A four-year-old boy from Wassa Ayim in the Western Region was thirsty. He picked up a familiar bottled water container and drank from it – unaware that inside was not water, but mercury.
His parents, like many others in illegal mining communities, had been using the toxic chemical for gold extraction and had stored it in a used plastic bottle at home.

The next morning, the boy’s mother noticed something alarming: tiny metallic beads in his stool. She rushed him to a nearby clinic. There, he was treated with intravenous fluids, given activated charcoal, and sent for an X-ray.
Consultant Infectious Diseases Paediatrician, Professor Anthony Kwame Enimil, shared this harrowing case at the National NGO Forum 2025 held at the University of Ghana.
According to Prof. Enimil, the X-ray showed mercury pellets distributed along the boy’s intestines and rectum.

“This child thought he was drinking water,” Prof. Enimil told the audience. “To children, a bottle labelled Voltic means safe. But in these communities, that same bottle may contain mercury – colourless, odourless, and deadly,” Prof. Enimil said.
The boy, referred to as RM, survived. But for Prof. Enimil and his team, the story reveals a much deeper crisis in illegal mining communities.
“We managed to save this child but we don’t know what the future holds. Mercury’s impact is not always immediate – some of the damage will only show in years to come. We’re talking about potential neurological deficits, developmental delays, and kidney failure,” he added.

Prof. Enimil added that many children in illegal mining communities are chronically exposed to mercury through contaminated water, inhaled vapours, and skin contact often without anyone noticing.
“We see children with tremors, poor concentration, memory lapses and many times, we don’t connect the dots,” he explained. “But mercury is quietly destroying lives. And worse, it’s happening at home, right under their parents’ noses,” the paediatrician indicated.
He urged for urgent national screening and monitoring programmes in galamsey-affected communities, as well as strict control of mercury use.

The forum painted a grim picture of life in galamsey-prone regions. Beyond child labour, children face environmental poisoning, malnutrition, school dropout, psychological trauma, and exploitation.
The forum under the theme “The Poisoned Playground: Ending Child Labour in Galamsey,” brought together stakeholders from government, child rights organisations, health professionals and community leaders.
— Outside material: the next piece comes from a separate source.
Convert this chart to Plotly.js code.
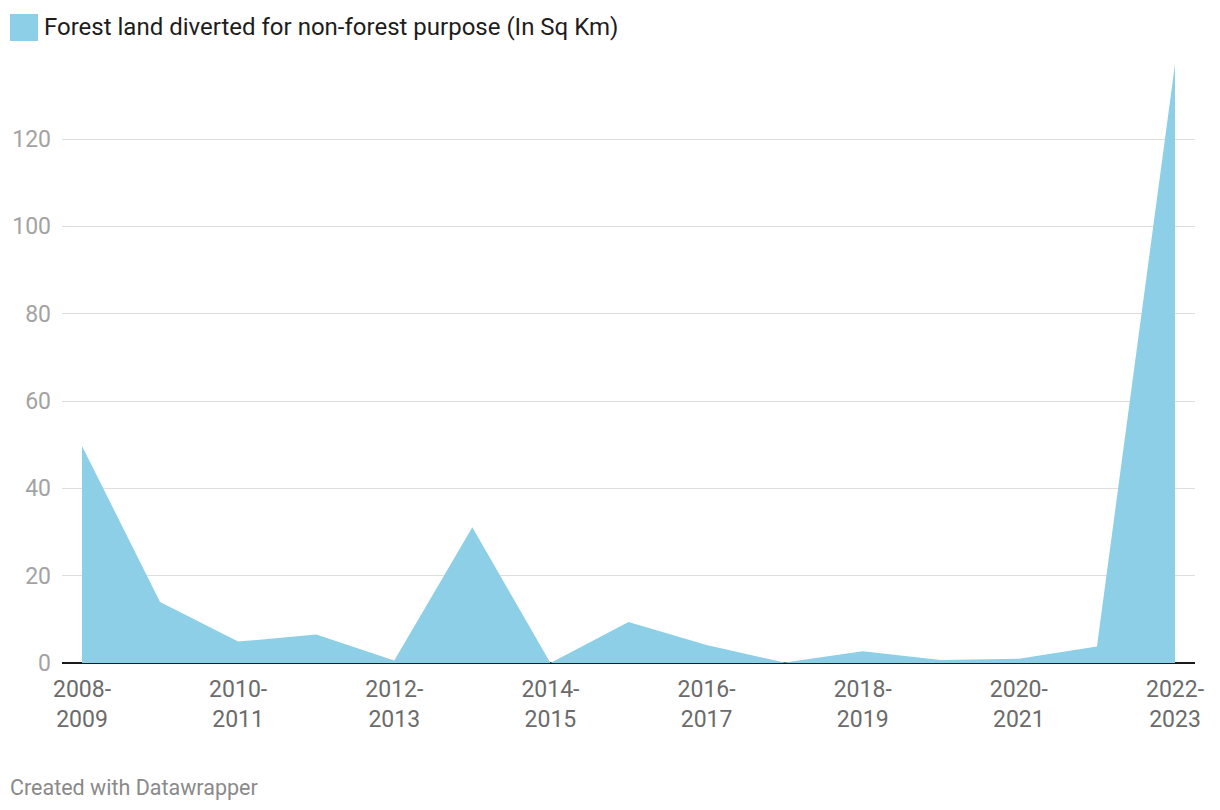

The lead organiser, OAfrica, is calling for urgent national attention to the plight of children in illegal mining areas – places where school is often abandoned for hard labour, and homes are contaminated with dangerous chemicals like mercury and cyanide.
Stakeholders at the event called for the enforcement of child protection laws, stronger regulation of mining operations, community-based rehabilitation programmes, alternative livelihood support for parents and health education and awareness campaigns.